# PROVIDED DATA start

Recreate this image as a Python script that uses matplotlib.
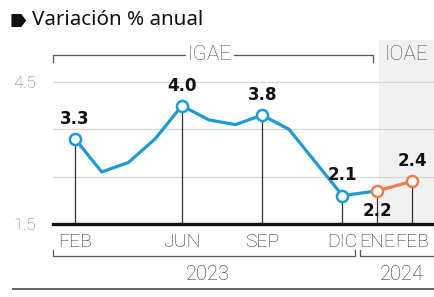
import matplotlib
matplotlib.use('Agg')
import matplotlib.pyplot as plt
from matplotlib import font_manager as fm
from matplotlib.patches import Rectangle, Polygon

# ---------------- data ----------------
title = 'Variación % anual'
months_2023 = ['FEB', 'MAR', 'ABR', 'MAY', 'JUN', 'JUL', 'AGO', 'SEP', 'OCT', 'NOV', 'DIC']
months_2024 = ['ENE', 'FEB']
igae = [3.3, 2.6, 2.8, 3.3, 4.0, 3.7, 3.6, 3.8, 3.5, 2.8, 2.1]
ioae = [2.2, 2.4]
labeled_2023 = ['FEB', 'JUN', 'SEP', 'DIC']
years = ['2023', '2024']
section_labels = ['IGAE', 'IOAE']
ytick_vals = [1.5, 4.5]
ytick_labels = ['1.5', '4.5']
grid_vals = [2.5, 3.5, 4.5]

# ---------------- style ----------------
BLUE = '#1b9bd7'
ORANGE = '#ef7d4b'
names = {f.name for f in fm.fontManager.ttflist}
COND = 'Liberation Sans Narrow' if 'Liberation Sans Narrow' in names else 'Roboto'
CW = 'light'
BOLD = 'DejaVu Sans'
TITLEF = 'Noto Sans'

W, H = 434, 297
fig = plt.figure(figsize=(W / 100, H / 100), dpi=100)
fig.patch.set_facecolor('white')

base_px, top_px = 224, 82      # pixel rows of 1.5 and 4.5
PPU = (base_px - top_px) / 3.0
ymin = 1.5
ymax = ymin + (base_px - 63) / PPU
step24 = 1.3
xlo, xhi = -0.82, 10 + 2 * step24 + 0.82

ax = fig.add_axes([53 / W, (H - base_px) / H, (W - 53) / W, (base_px - 63) / H])
ax.set_xlim(xlo, xhi)
ax.set_ylim(ymin, ymax)
ax.patch.set_visible(False)
for s in ax.spines.values():
    s.set_visible(False)

x23 = list(range(len(months_2023)))
x24 = [x23[-1] + step24 * (k + 1) for k in range(len(months_2024))]

# shading for IOAE area
shade_top = ymin + (base_px - 40) / PPU
ax.add_patch(Rectangle((x24[0] + 0.05, ymin), xhi - x24[0], shade_top - ymin,
                       facecolor='#f1f1f1', edgecolor='none', zorder=0, clip_on=False))

for g in grid_vals:
    ax.axhline(g, color='#d6d6d6', lw=0.9, zorder=1)
ax.axhline(ymin, color='#111111', lw=2.4, zorder=5, clip_on=False)

# stems
stem_x = [x23[months_2023.index(m)] for m in labeled_2023] + x24
stem_y = [igae[months_2023.index(m)] for m in labeled_2023] + ioae
ax.vlines(stem_x, ymin, stem_y, color='#333333', lw=0.9, zorder=2)

# lines
ax.plot(x23 + [x24[0]], igae + [ioae[0]], color=BLUE, lw=2.3, zorder=3,
        solid_joinstyle='round', solid_capstyle='round')
ax.plot(x24, ioae, color=ORANGE, lw=2.3, zorder=3)

lx = [x23[months_2023.index(m)] for m in labeled_2023]
ly = [igae[months_2023.index(m)] for m in labeled_2023]
ax.plot(lx, ly, 'o', ms=8, mfc='white', mec=BLUE, mew=1.8, zorder=4)
ax.plot(x24, ioae, 'o', ms=8, mfc='white', mec=ORANGE, mew=1.8, zorder=4)

# value labels
for x, y in zip(lx, ly):
    ax.annotate(f'{y:.1f}', (x, y), xytext=(0, 14.5), textcoords='offset points',
                ha='center', va='center', fontsize=12, fontweight='bold',
                family=BOLD, color='#111111', zorder=6)
for k, (x, y) in enumerate(zip(x24, ioae)):
    off = -14.5 if k == 0 else 14.5
    ax.annotate(f'{y:.1f}', (x, y), xytext=(0, off), textcoords='offset points',
                ha='center', va='center', fontsize=12, fontweight='bold',
                family=BOLD, color='#111111', zorder=6)

# x ticks
tick_x = lx + x24
tick_lbl = labeled_2023 + months_2024
ax.set_xticks(tick_x)
ax.set_xticklabels(tick_lbl, family=COND, fontsize=14, color='#333333', fontweight=CW)
ax.tick_params(axis='x', length=0, pad=6.5)
ax.set_yticks(ytick_vals)
ax.set_yticklabels(ytick_labels, family=COND, fontsize=12.5, color='#7a7a7a', fontweight=CW)
for t in ax.get_yticklabels():
    t.set_ha('left')
ax.tick_params(axis='y', length=0, pad=(53 - 13) * 0.72)

# ---------------- overlay in pixel coords ----------------
ov = fig.add_axes([0, 0, 1, 1], zorder=10)
ov.set_xlim(0, W)
ov.set_ylim(H, 0)
ov.axis('off')
ov.patch.set_alpha(0)

ov.add_patch(Polygon([(12, 14.5), (21, 14.5), (25.5, 20.5), (21, 26.5), (12, 26.5)],
                     closed=True, facecolor='#111111', edgecolor='#111111',
                     lw=0.8, joinstyle='round'))
ov.text(32, 20, title, fontsize=14.8, family=TITLEF, color='#111111',
        ha='left', va='center', fontweight='medium')

gray = '#555555'
ov.plot([53, 53, 373, 373], [62, 55, 55, 62], color=gray, lw=0.9)
ov.text(210, 55, section_labels[0], fontsize=15, family=COND, color=gray,
        ha='center', va='center', fontweight=CW,
        bbox=dict(facecolor='white', edgecolor='none', pad=1.5))
ov.text(406, 55, section_labels[1], fontsize=15, family=COND, color=gray,
        ha='center', va='center', fontweight=CW)

ov.plot([53, 53, 355, 355], [250, 256, 256, 250], color=gray, lw=0.9)
ov.plot([360, 360, 440], [250, 256, 256], color=gray, lw=0.9)
ov.text(208, 275, years[0], fontsize=14.5, family=COND, color='#333333',
        ha='center', va='center', fontweight=CW)
ov.text(402, 275, years[1], fontsize=14.5, family=COND, color='#333333',
        ha='center', va='center', fontweight=CW)
ov.plot([13, W], [289, 289], color='#666666', lw=1.4)

fig.savefig('out.png', dpi=100, facecolor='white')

# PROVIDED DATA end

Each line of the material must be retyped exactly, except that images are omitted.

Recreate this image as a Python script that uses matplotlib.
import matplotlib
matplotlib.use('Agg')
import matplotlib.pyplot as plt
from matplotlib import font_manager as fm
from matplotlib.patches import Rectangle, Polygon

# ---------------- data ----------------
title = 'Variación % anual'
months_2023 = ['FEB', 'MAR', 'ABR', 'MAY', 'JUN', 'JUL', 'AGO', 'SEP', 'OCT', 'NOV', 'DIC']
months_2024 = ['ENE', 'FEB']
igae = [3.3, 2.6, 2.8, 3.3, 4.0, 3.7, 3.6, 3.8, 3.5, 2.8, 2.1]
ioae = [2.2, 2.4]
labeled_2023 = ['FEB', 'JUN', 'SEP', 'DIC']
years = ['2023', '2024']
section_labels = ['IGAE', 'IOAE']
ytick_vals = [1.5, 4.5]
ytick_labels = ['1.5', '4.5']
grid_vals = [2.5, 3.5, 4.5]

# ---------------- style ----------------
BLUE = '#1b9bd7'
ORANGE = '#ef7d4b'
names = {f.name for f in fm.fontManager.ttflist}
COND = 'Liberation Sans Narrow' if 'Liberation Sans Narrow' in names else 'Roboto'
CW = 'light'
BOLD = 'DejaVu Sans'
TITLEF = 'Noto Sans'

W, H = 434, 297
fig = plt.figure(figsize=(W / 100, H / 100), dpi=100)
fig.patch.set_facecolor('white')

base_px, top_px = 224, 82      # pixel rows of 1.5 and 4.5
PPU = (base_px - top_px) / 3.0
ymin = 1.5
ymax = ymin + (base_px - 63) / PPU
step24 = 1.3
xlo, xhi = -0.82, 10 + 2 * step24 + 0.82

ax = fig.add_axes([53 / W, (H - base_px) / H, (W - 53) / W, (base_px - 63) / H])
ax.set_xlim(xlo, xhi)
ax.set_ylim(ymin, ymax)
ax.patch.set_visible(False)
for s in ax.spines.values():
    s.set_visible(False)

x23 = list(range(len(months_2023)))
x24 = [x23[-1] + step24 * (k + 1) for k in range(len(months_2024))]

# shading for IOAE area
shade_top = ymin + (base_px - 40) / PPU
ax.add_patch(Rectangle((x24[0] + 0.05, ymin), xhi - x24[0], shade_top - ymin,
                       facecolor='#f1f1f1', edgecolor='none', zorder=0, clip_on=False))

for g in grid_vals:
    ax.axhline(g, color='#d6d6d6', lw=0.9, zorder=1)
ax.axhline(ymin, color='#111111', lw=2.4, zorder=5, clip_on=False)

# stems
stem_x = [x23[months_2023.index(m)] for m in labeled_2023] + x24
stem_y = [igae[months_2023.index(m)] for m in labeled_2023] + ioae
ax.vlines(stem_x, ymin, stem_y, color='#333333', lw=0.9, zorder=2)

# lines
ax.plot(x23 + [x24[0]], igae + [ioae[0]], color=BLUE, lw=2.3, zorder=3,
        solid_joinstyle='round', solid_capstyle='round')
ax.plot(x24, ioae, color=ORANGE, lw=2.3, zorder=3)

lx = [x23[months_2023.index(m)] for m in labeled_2023]
ly = [igae[months_2023.index(m)] for m in labeled_2023]
ax.plot(lx, ly, 'o', ms=8, mfc='white', mec=BLUE, mew=1.8, zorder=4)
ax.plot(x24, ioae, 'o', ms=8, mfc='white', mec=ORANGE, mew=1.8, zorder=4)

# value labels
for x, y in zip(lx, ly):
    ax.annotate(f'{y:.1f}', (x, y), xytext=(0, 14.5), textcoords='offset points',
                ha='center', va='center', fontsize=12, fontweight='bold',
                family=BOLD, color='#111111', zorder=6)
for k, (x, y) in enumerate(zip(x24, ioae)):
    off = -14.5 if k == 0 else 14.5
    ax.annotate(f'{y:.1f}', (x, y), xytext=(0, off), textcoords='offset points',
                ha='center', va='center', fontsize=12, fontweight='bold',
                family=BOLD, color='#111111', zorder=6)

# x ticks
tick_x = lx + x24
tick_lbl = labeled_2023 + months_2024
ax.set_xticks(tick_x)
ax.set_xticklabels(tick_lbl, family=COND, fontsize=14, color='#333333', fontweight=CW)
ax.tick_params(axis='x', length=0, pad=6.5)
ax.set_yticks(ytick_vals)
ax.set_yticklabels(ytick_labels, family=COND, fontsize=12.5, color='#7a7a7a', fontweight=CW)
for t in ax.get_yticklabels():
    t.set_ha('left')
ax.tick_params(axis='y', length=0, pad=(53 - 13) * 0.72)

# ---------------- overlay in pixel coords ----------------
ov = fig.add_axes([0, 0, 1, 1], zorder=10)
ov.set_xlim(0, W)
ov.set_ylim(H, 0)
ov.axis('off')
ov.patch.set_alpha(0)

ov.add_patch(Polygon([(12, 14.5), (21, 14.5), (25.5, 20.5), (21, 26.5), (12, 26.5)],
                     closed=True, facecolor='#111111', edgecolor='#111111',
                     lw=0.8, joinstyle='round'))
ov.text(32, 20, title, fontsize=14.8, family=TITLEF, color='#111111',
        ha='left', va='center', fontweight='medium')

gray = '#555555'
ov.plot([53, 53, 373, 373], [62, 55, 55, 62], color=gray, lw=0.9)
ov.text(210, 55, section_labels[0], fontsize=15, family=COND, color=gray,
        ha='center', va='center', fontweight=CW,
        bbox=dict(facecolor='white', edgecolor='none', pad=1.5))
ov.text(406, 55, section_labels[1], fontsize=15, family=COND, color=gray,
        ha='center', va='center', fontweight=CW)

ov.plot([53, 53, 355, 355], [250, 256, 256, 250], color=gray, lw=0.9)
ov.plot([360, 360, 440], [250, 256, 256], color=gray, lw=0.9)
ov.text(208, 275, years[0], fontsize=14.5, family=COND, color='#333333',
        ha='center', va='center', fontweight=CW)
ov.text(402, 275, years[1], fontsize=14.5, family=COND, color='#333333',
        ha='center', va='center', fontweight=CW)
ov.plot([13, W], [289, 289], color='#666666', lw=1.4)

fig.savefig('out.png', dpi=100, facecolor='white')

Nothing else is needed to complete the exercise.